In this court case, the man who wanted a divorce had lived in Canada for 30 years, returned to Pakistan for a month to get a divorce from his first wife, then returned to Canada and re-married. He was a citizen of Canada and Pakistan.
So, here's what the judge in the court case said, quoting from the Divorce Act, and applying it to a man who clearly had not resided in Pakistan a full year before getting a Pakistani divorce.
“The Divorce Act requires that one of the parties be ordinarily resident for at least a one-year period before the start of divorce proceedings. I take the words “ordinarily resident” to mean where one's every day life is centered and on the basis of being in Pakistan for one month in 1996, the appellant does not meet this criteria. However, the common-law concepts of “domicile” and “real and substantial connection” have not been displaced by the Divorce Act. This is implicit in a reading of sections 22(1) and (3). Indeed, in providing a guide for family law practitioners in Ontario when providing opinion letters about the recognition of foreign divorces, the Deputy Registrar of the Ministry of Consumer and Commercial Relations specifically refers to not only to subsection 22(1) but to recognition on the basis of domicile and on the basis of a real and substantial connection between the party or parties and the granting jurisdiction.[26]”(My emphasis.)
In the court's eyes, the man who divorced in Pakistan had such a “real and substantial connection” even though he was a Canadian citizen and had resided in Canada over 30 years. He was also a citizen of Pakistan, owned a house (inherited from his father), owned a small parcel of land, had committed to donating a large sum of money to a Pakistani religious school, and intended to retire in Pakistan.

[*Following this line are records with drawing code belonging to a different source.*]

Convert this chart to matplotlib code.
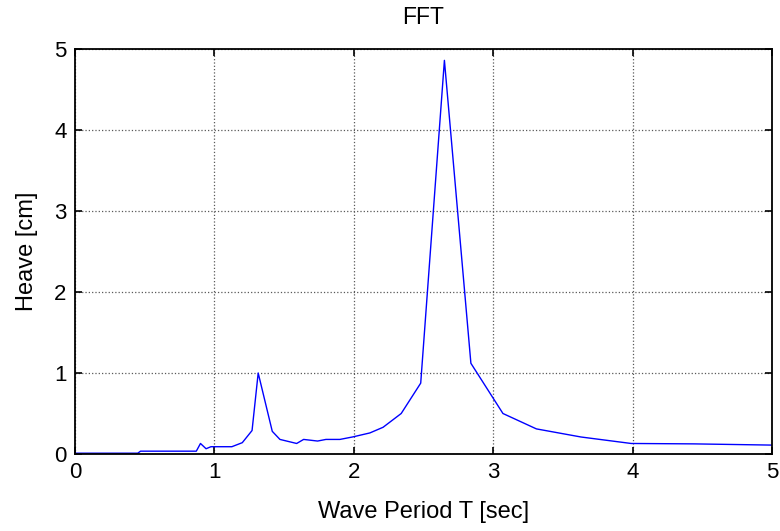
import matplotlib
matplotlib.use('Agg')
import matplotlib.pyplot as plt

# FFT of heave
period = [0.01, 0.45, 0.47, 0.87, 0.90, 0.94, 0.975, 1.125, 1.20, 1.27, 1.314,
          1.415, 1.47, 1.59, 1.64, 1.74, 1.80, 1.90, 1.99, 2.115, 2.21, 2.34,
          2.48, 2.65, 2.84, 3.07, 3.31, 3.63, 3.99, 4.44, 5.0]
heave = [0.01, 0.01, 0.035, 0.035, 0.13, 0.065, 0.09, 0.09, 0.14, 0.29, 1.0,
         0.28, 0.18, 0.13, 0.18, 0.16, 0.18, 0.18, 0.21, 0.26, 0.33, 0.50,
         0.875, 4.86, 1.12, 0.50, 0.31, 0.21, 0.13, 0.125, 0.11]
xticks = [0, 1, 2, 3, 4, 5]
yticks = [0, 1, 2, 3, 4, 5]

plt.rcParams['font.family'] = ['Liberation Sans', 'DejaVu Sans']

fig = plt.figure(figsize=(7.8, 5.31), dpi=100)
ax = fig.add_axes([0.0962, 0.145, 0.8935, 0.7627])

ax.plot(period, heave, color=(0, 0, 1), linewidth=1.0)

ax.set_xlim(0, 5)
ax.set_ylim(0, 5)
ax.set_xticks(xticks)
ax.set_yticks(yticks)
ax.grid(True, linestyle=':', color='0.35', linewidth=0.9)
ax.tick_params(direction='in', length=5, width=1.2, top=True, right=True,
               labelsize=16, pad=6)
for s in ax.spines.values():
    s.set_linewidth(1.3)

ax.set_xlabel('Wave Period T [sec]', fontsize=17, labelpad=13)
ax.set_ylabel('Heave [cm]', fontsize=17, labelpad=12)
ax.set_title('FFT', fontsize=16.5, pad=18)

fig.savefig('out.png', dpi=100)
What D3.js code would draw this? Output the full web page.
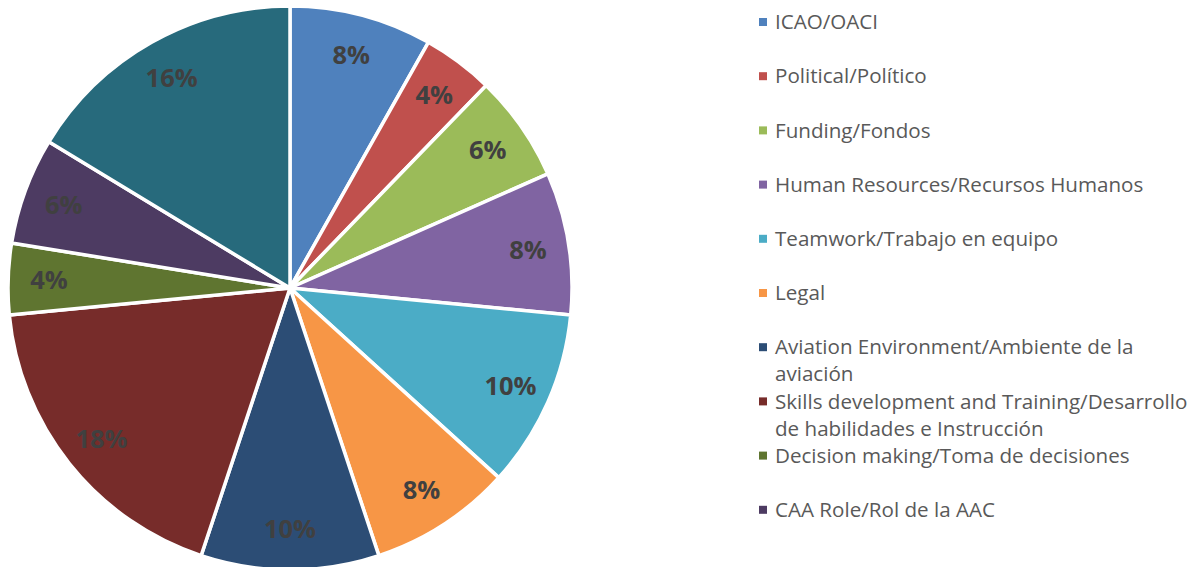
<!DOCTYPE html>
<html><head><meta charset="utf-8">
<script src="https://cdn.jsdelivr.net/npm/d3@7"></script>
<style>body{margin:0;background:#fff}svg{display:block}</style>
</head><body>
<svg id="c" width="1201" height="567"></svg>
<script>
const categories = ["ICAO/OACI","Political/Político","Funding/Fondos","Human Resources/Recursos Humanos","Teamwork/Trabajo en equipo","Legal","Aviation Environment/Ambiente de la|aviación","Skills development and Training/Desarrollo|de habilidades e Instrucción","Decision making/Toma de decisiones","CAA Role/Rol de la AAC","Other/Otros"];
const values = [4,2,3,4,5,4,5,9,2,3,8];
const colors = ["#4F81BD","#C0504D","#9BBB59","#8064A2","#4BACC6","#F79646","#2C4D75","#772C2A","#5F7530","#4D3B62","#276A7C"];

const svg = d3.select("#c");
const cx = 290, cy = 288, R = 282;
const data = categories.map((c,i)=>({name:c,value:values[i],color:colors[i]}));
const total = d3.sum(values);
const pie = d3.pie().value(d=>d.value).sort(null);
const arcs = pie(data);
const arc = d3.arc().innerRadius(0).outerRadius(R);
const labelArc = d3.arc().innerRadius(R*0.855).outerRadius(R*0.855);
const g = svg.append("g").attr("transform",`translate(${cx},${cy})`);
g.selectAll("path").data(arcs).join("path")
  .attr("d",arc).attr("fill",d=>d.data.color)
  .attr("stroke","#fff").attr("stroke-width",3.5).attr("stroke-linejoin","round");
g.selectAll("text").data(arcs).join("text")
  .attr("transform",d=>{const c=labelArc.centroid(d);return `translate(${c[0]},${c[1]})`;})
  .attr("text-anchor","middle").attr("dy","0.36em")
  .attr("font-family","'Open Sans',sans-serif").attr("font-weight","bold")
  .attr("font-size",25.5).attr("fill","#404040")
  .text(d=>d3.format(".0%")(d.data.value/total));

const lg = svg.append("g");
const rowY = d3.scaleLinear().domain([0,1]).range([22,76.2]);
data.forEach((d,i)=>{
  const y = rowY(i);
  if (y > 540) return; // rows beyond the chart frame are not visible in the reference
  lg.append("rect").attr("x",759).attr("y",y-4).attr("width",8).attr("height",8).attr("fill",d.color);
  const lines = d.name.split("|");
  lines.forEach((t,j)=>{
    lg.append("text").attr("x",775).attr("y",y+j*27).attr("dy","0.35em")
      .attr("font-family","'Open Sans',sans-serif").attr("font-size",20.6).attr("fill","#595959")
      .text(t);
  });
});
</script>
</body></html>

So, not ignoring the worry of leaving it to a subjective Visa Officer to determine whether one has a “real and substantial connection” with a foreign divorce jurisdiction, in absence of a full year of residence, such a connection will serve as grounds for a valid foreign divorce.
It ain't so.
PMM sent me to the CanLII website, and suggested I search “divorce and substantial connection”. I did not read all the cases; the first (Bhatti v. Canada) seemed to settle the issue clearly.
There is a lot of legal opining and argumentation in the case – I guess lawyers get paid by the word!

The CIC Operations Manual mentions both criteria: residence and connection.
Quoting from the court transcript:
“The Operations Manual on which the visa officer relied, states that the parties must ordinarily reside in the foreign jurisdiction for one year before applying for a divorce or the petitioner must have a real and substantial connection to the foreign jurisdiction for the one year period before divorce proceedings begin. (My emphasis.) The Operations Manual is not a statement of the law. Rather it is a guide and I find it more helpful to refer directly to the Divorce Act, the common law and the jurisprudence.”
In this court case, the man who wanted a divorce had lived in Canada for 30 years, returned to Pakistan for a month to get a divorce from his first wife, then returned to Canada and re-married. He was a citizen of Canada and Pakistan.
So, here's what the judge in the court case said, quoting from the Divorce Act, and applying it to a man who clearly had not resided in Pakistan a full year before getting a Pakistani divorce.
“The Divorce Act requires that one of the parties be ordinarily resident for at least a one-year period before the start of divorce proceedings. I take the words “ordinarily resident” to mean where one's every day life is centered and on the basis of being in Pakistan for one month in 1996, the appellant does not meet this criteria. However, the common-law concepts of “domicile” and “real and substantial connection” have not been displaced by the Divorce Act. This is implicit in a reading of sections 22(1) and (3). Indeed, in providing a guide for family law practitioners in Ontario when providing opinion letters about the recognition of foreign divorces, the Deputy Registrar of the Ministry of Consumer and Commercial Relations specifically refers to not only to subsection 22(1) but to recognition on the basis of domicile and on the basis of a real and substantial connection between the party or parties and the granting jurisdiction.[26]”(My emphasis.)
In the court's eyes, the man who divorced in Pakistan had such a “real and substantial connection” even though he was a Canadian citizen and had resided in Canada over 30 years. He was also a citizen of Pakistan, owned a house (inherited from his father), owned a small parcel of land, had committed to donating a large sum of money to a Pakistani religious school, and intended to retire in Pakistan.
So, not ignoring the worry of leaving it to a subjective Visa Officer to determine whether one has a “real and substantial connection” with a foreign divorce jurisdiction, in absence of a full year of residence, such a connection will serve as grounds for a valid foreign divorce.